### What to produce
Using the entries that follow, state how many lines contain the word "Emit". The response is that number and nothing more.

### Source data
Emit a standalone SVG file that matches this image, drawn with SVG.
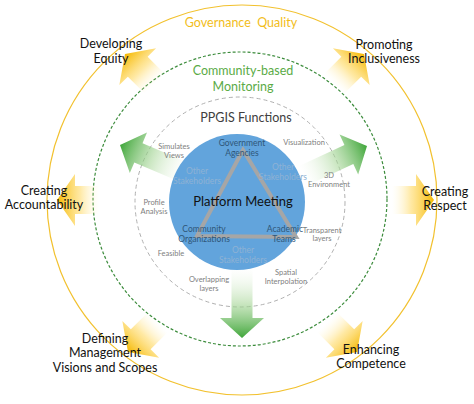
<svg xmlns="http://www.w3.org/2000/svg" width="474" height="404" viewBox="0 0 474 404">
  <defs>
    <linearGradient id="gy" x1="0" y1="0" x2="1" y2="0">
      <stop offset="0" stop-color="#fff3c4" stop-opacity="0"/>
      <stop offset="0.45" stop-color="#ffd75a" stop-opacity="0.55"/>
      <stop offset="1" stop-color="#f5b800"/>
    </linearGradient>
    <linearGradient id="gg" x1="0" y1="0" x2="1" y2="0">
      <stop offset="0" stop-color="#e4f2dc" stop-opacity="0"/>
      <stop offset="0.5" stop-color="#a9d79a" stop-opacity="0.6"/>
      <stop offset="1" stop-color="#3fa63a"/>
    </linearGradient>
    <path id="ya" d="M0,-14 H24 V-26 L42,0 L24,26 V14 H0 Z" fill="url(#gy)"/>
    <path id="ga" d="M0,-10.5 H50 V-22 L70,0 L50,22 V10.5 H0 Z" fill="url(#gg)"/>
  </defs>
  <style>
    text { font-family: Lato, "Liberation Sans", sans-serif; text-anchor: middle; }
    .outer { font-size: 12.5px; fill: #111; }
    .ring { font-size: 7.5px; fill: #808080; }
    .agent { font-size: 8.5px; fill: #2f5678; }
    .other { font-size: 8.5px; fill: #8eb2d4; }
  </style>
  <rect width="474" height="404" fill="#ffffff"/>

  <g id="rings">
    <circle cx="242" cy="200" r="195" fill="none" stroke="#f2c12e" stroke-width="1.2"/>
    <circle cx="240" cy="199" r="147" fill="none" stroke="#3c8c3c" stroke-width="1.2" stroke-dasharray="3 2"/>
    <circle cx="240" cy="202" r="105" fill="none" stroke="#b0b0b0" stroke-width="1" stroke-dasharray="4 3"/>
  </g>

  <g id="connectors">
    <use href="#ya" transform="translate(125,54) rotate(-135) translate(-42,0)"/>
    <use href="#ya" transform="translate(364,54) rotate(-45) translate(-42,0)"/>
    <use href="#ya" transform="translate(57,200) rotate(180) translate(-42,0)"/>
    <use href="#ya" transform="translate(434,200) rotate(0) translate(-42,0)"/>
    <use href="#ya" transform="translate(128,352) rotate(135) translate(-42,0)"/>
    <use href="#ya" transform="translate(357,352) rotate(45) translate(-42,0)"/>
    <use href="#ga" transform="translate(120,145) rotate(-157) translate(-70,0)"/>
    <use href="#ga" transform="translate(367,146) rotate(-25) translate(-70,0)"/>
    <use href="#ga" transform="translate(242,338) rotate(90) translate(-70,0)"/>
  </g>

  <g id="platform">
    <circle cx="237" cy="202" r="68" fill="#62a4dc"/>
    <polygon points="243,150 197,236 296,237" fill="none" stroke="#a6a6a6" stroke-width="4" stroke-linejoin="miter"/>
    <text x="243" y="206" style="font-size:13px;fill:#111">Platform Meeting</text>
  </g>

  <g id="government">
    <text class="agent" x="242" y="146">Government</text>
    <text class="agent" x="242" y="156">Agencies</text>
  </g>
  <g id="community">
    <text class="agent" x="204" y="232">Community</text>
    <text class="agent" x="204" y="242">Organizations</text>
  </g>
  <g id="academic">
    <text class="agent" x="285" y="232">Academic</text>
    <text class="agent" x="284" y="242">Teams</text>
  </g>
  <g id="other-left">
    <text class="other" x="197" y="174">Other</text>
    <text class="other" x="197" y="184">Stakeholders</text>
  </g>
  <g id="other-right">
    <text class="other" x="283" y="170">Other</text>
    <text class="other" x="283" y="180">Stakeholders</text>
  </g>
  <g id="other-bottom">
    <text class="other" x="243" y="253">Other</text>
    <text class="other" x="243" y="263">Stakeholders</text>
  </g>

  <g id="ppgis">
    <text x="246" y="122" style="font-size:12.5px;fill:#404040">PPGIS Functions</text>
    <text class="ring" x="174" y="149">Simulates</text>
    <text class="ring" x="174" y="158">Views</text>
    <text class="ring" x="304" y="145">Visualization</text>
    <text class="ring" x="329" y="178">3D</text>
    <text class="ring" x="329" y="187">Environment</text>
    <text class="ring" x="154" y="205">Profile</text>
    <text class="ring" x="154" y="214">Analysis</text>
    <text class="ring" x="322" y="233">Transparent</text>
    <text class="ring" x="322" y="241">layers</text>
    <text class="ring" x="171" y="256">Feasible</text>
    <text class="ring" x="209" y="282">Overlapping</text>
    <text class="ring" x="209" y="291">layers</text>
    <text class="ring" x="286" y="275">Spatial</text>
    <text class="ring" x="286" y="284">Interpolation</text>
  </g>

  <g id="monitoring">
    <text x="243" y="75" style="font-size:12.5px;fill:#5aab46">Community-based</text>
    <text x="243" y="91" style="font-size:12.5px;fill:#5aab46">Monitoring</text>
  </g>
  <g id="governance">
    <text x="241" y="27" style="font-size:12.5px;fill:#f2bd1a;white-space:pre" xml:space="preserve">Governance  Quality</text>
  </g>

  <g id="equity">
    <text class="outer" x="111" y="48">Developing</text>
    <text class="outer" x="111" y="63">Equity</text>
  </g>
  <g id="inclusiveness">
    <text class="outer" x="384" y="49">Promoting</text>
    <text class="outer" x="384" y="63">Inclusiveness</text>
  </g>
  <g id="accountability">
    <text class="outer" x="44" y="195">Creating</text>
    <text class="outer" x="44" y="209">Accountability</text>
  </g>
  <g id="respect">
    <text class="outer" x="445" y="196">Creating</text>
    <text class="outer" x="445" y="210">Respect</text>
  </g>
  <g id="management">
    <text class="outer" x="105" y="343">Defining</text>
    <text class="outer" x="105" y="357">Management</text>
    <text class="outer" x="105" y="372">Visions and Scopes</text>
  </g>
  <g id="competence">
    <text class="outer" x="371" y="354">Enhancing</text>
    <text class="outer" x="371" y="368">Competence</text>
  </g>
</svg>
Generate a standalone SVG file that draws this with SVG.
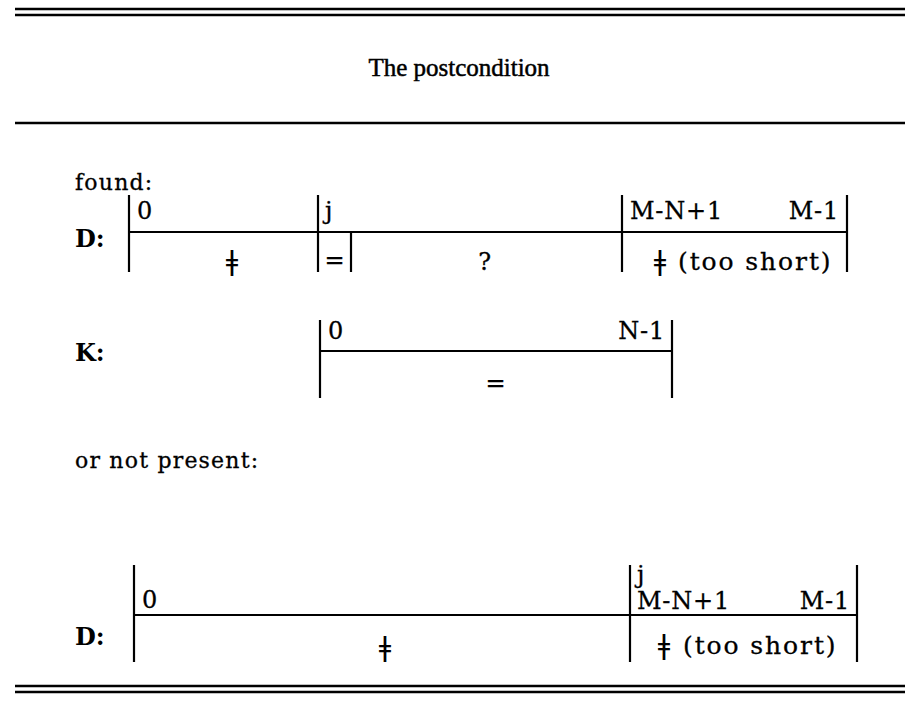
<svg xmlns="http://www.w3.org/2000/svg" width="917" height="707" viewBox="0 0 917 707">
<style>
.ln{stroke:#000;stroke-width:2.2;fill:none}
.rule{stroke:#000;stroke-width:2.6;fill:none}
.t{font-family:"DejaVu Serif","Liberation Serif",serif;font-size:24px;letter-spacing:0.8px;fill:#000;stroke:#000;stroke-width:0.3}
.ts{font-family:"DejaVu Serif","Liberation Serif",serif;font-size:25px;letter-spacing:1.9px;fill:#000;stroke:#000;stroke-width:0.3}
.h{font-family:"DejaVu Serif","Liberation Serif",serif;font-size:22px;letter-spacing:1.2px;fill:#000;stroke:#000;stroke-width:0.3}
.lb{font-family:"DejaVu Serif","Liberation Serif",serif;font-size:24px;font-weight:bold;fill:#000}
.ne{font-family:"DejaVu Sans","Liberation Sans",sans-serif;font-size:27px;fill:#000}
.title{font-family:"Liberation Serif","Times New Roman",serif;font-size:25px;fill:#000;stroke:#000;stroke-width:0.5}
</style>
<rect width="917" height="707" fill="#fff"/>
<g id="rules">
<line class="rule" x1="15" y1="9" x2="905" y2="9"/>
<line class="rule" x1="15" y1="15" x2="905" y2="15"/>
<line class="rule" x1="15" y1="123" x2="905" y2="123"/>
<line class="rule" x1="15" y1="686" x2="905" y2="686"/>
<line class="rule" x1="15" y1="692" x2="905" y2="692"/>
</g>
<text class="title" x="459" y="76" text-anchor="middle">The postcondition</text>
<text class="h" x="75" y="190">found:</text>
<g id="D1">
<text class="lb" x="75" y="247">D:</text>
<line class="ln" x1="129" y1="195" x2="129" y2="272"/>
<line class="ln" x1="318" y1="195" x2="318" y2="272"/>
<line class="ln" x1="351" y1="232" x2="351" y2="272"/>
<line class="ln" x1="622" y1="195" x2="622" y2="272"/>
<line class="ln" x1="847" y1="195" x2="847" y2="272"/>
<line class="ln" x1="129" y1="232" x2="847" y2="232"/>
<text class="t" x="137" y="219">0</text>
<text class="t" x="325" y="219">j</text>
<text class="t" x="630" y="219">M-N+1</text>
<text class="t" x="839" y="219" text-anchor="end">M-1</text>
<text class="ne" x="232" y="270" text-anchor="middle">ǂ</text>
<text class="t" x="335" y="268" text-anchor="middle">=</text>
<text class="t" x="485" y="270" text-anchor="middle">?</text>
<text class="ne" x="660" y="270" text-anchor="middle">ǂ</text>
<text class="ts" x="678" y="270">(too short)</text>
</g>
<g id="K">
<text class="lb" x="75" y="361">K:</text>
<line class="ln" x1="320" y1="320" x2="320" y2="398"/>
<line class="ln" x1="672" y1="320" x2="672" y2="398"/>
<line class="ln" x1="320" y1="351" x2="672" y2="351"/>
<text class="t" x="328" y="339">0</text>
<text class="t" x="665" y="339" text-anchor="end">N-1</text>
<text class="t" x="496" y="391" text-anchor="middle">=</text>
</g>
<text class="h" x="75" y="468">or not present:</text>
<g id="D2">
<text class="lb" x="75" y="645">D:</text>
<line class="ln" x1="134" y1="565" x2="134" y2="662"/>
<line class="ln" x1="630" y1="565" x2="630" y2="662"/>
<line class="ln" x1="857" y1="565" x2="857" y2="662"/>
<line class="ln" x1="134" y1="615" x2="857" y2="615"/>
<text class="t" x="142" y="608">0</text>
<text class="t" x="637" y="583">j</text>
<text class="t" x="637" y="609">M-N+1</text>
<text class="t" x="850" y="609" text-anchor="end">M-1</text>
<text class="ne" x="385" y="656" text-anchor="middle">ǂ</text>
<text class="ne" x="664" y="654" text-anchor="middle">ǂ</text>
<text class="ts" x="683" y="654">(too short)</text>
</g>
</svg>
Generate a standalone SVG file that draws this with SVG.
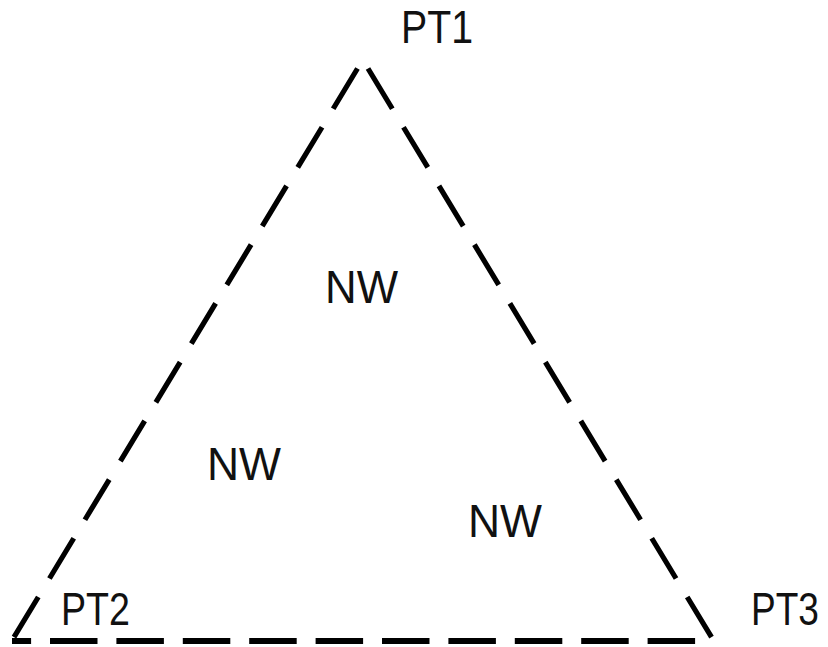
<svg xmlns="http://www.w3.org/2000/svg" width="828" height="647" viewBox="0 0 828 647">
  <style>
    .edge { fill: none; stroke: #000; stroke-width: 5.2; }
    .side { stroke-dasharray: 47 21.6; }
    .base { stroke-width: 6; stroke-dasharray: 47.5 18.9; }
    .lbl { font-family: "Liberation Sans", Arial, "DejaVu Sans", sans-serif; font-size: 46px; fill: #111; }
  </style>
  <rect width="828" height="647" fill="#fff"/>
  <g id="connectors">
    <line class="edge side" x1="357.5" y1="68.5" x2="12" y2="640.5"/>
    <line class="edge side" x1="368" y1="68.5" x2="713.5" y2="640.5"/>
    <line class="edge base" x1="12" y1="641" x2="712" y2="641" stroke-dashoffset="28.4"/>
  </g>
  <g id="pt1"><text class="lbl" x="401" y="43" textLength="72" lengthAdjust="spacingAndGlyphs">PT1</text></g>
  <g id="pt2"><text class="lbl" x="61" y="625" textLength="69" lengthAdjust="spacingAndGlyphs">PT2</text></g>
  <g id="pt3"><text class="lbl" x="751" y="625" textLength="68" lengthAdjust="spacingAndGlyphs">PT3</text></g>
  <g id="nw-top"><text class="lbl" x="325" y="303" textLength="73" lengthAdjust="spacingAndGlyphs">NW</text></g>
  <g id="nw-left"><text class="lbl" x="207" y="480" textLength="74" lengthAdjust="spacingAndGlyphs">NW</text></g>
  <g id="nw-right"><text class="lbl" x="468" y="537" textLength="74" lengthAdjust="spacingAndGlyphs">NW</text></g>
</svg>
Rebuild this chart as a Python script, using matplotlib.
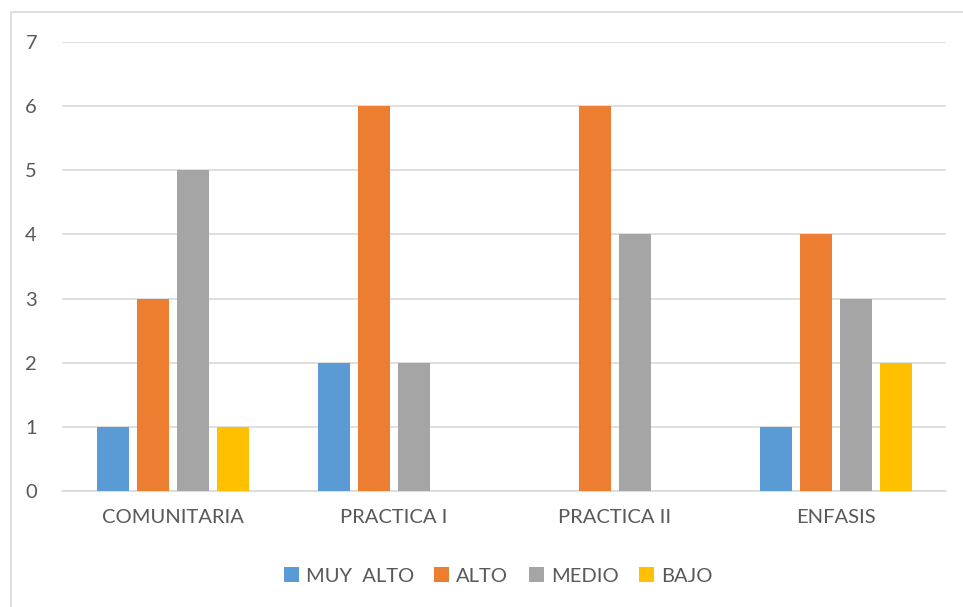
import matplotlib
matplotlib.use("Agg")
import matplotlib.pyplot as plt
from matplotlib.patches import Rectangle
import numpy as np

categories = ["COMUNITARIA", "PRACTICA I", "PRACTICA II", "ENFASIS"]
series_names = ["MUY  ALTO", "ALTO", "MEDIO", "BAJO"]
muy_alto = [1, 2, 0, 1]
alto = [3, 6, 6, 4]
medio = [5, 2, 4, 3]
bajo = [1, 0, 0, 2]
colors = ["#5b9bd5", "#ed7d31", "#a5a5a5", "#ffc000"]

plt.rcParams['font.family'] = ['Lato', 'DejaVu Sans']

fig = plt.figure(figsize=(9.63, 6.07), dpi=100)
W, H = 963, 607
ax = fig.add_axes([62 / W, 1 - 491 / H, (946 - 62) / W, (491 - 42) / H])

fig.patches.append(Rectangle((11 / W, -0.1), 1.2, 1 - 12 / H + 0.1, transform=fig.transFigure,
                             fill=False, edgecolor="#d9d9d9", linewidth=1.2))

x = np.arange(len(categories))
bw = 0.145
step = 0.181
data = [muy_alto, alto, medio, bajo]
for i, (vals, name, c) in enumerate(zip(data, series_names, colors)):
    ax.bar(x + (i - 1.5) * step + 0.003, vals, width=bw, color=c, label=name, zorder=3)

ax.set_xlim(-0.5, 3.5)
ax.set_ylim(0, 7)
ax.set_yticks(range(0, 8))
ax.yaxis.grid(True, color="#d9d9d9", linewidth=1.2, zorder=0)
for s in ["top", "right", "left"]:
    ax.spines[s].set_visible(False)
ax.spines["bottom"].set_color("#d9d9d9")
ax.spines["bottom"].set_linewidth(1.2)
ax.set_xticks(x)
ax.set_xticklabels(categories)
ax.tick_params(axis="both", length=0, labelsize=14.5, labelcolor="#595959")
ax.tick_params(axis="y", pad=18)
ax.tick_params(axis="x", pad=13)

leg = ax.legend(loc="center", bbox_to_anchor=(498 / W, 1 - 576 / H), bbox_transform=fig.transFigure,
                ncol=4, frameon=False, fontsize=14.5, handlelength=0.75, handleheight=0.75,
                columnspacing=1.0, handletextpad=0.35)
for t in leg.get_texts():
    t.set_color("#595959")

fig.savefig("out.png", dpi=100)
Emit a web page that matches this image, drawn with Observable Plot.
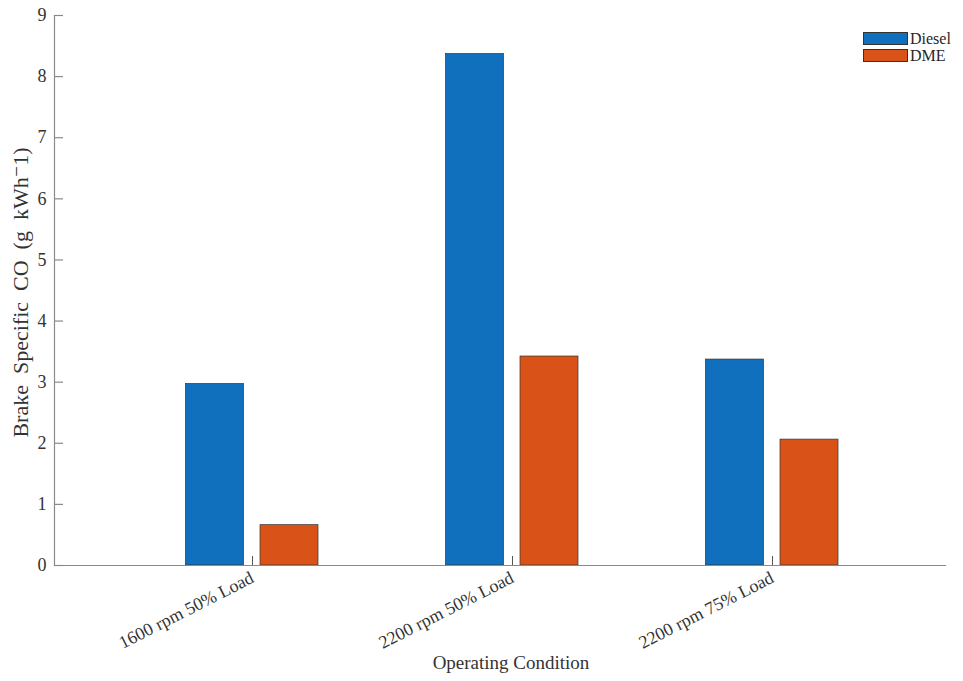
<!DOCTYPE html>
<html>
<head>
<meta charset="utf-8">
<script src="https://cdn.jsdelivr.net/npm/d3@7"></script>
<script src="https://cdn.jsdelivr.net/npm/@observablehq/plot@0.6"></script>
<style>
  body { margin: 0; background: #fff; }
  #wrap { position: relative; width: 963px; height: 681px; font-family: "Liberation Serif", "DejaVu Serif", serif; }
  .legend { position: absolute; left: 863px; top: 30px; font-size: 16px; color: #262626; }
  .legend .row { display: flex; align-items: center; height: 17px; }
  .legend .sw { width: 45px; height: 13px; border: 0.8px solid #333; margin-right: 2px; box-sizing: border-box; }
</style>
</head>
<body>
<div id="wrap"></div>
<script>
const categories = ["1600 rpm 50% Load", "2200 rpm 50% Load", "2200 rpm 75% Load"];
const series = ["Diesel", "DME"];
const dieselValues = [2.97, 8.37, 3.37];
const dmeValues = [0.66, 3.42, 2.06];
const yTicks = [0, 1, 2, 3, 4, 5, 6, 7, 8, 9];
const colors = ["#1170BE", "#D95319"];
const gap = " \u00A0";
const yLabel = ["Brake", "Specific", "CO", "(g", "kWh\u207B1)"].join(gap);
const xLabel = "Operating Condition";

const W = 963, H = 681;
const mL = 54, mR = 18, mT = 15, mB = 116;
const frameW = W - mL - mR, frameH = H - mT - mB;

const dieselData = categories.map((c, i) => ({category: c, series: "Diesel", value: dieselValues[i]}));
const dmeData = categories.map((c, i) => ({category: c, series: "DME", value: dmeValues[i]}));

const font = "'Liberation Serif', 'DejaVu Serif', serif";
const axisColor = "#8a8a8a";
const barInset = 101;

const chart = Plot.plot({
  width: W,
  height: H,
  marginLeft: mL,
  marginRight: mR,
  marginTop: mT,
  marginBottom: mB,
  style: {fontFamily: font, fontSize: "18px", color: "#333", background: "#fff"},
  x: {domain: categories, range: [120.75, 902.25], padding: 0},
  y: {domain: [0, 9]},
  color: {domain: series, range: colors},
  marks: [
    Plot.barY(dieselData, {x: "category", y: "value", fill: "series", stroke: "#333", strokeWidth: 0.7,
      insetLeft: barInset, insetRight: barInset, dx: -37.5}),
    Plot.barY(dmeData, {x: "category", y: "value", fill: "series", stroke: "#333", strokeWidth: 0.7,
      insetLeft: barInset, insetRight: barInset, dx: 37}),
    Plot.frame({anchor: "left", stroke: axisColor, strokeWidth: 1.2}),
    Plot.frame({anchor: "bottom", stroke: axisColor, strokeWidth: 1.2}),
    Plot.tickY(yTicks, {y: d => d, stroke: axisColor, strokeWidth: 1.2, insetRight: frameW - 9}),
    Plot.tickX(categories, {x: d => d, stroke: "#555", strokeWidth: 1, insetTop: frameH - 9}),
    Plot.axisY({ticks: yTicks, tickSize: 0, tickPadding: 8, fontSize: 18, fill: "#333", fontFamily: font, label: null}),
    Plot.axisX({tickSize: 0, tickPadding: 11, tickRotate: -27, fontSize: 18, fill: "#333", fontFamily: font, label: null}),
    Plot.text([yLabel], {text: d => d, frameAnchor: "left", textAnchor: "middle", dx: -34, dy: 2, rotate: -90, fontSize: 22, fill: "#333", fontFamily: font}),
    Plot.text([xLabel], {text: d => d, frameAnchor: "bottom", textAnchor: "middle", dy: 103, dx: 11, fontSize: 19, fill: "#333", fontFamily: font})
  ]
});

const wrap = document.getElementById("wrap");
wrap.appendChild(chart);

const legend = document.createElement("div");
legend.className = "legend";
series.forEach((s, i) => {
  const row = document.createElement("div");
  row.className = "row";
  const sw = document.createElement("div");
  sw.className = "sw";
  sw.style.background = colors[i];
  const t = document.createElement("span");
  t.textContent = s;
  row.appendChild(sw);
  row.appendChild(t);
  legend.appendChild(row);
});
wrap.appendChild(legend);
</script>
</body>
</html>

### Correct answer
2